The negative stock and the visual echo of the superimposed images make the film look both more abstract and prettier. Some of the close up shots of genitals look like certain erotic Indian paintings which depict mandalas of a sexualized, tantric universe. The erect prick looks like a dark heart plunging into the light which erupts from the vulva. The new age-y electronic music reinforces this sense of meditative, spiritualized sexuality. The negative images also look like x-rays, which, along with the age of the film, reinforces the idea of the impermanence of the body and of sexuality. I got the impression of sex as pure energy, as a force of light passing through the mortal body.

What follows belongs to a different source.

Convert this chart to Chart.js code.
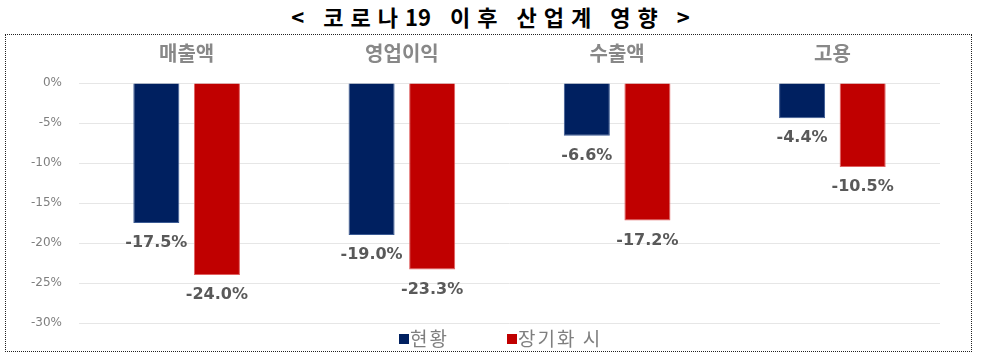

This collage is truly experimental in the sense that Harmon seems to have thought of an interesting formal idea, and tried it out to see what it would look like. As in scientific experiments, parts are quite interesting and even beautiful, while much of it is not. I wished he could have shaped and edited the material more, bringing out his own point of view about the material more clearly, instead of, as seems to be the case, merely letting the clip and it’s echo play through from beginning to end.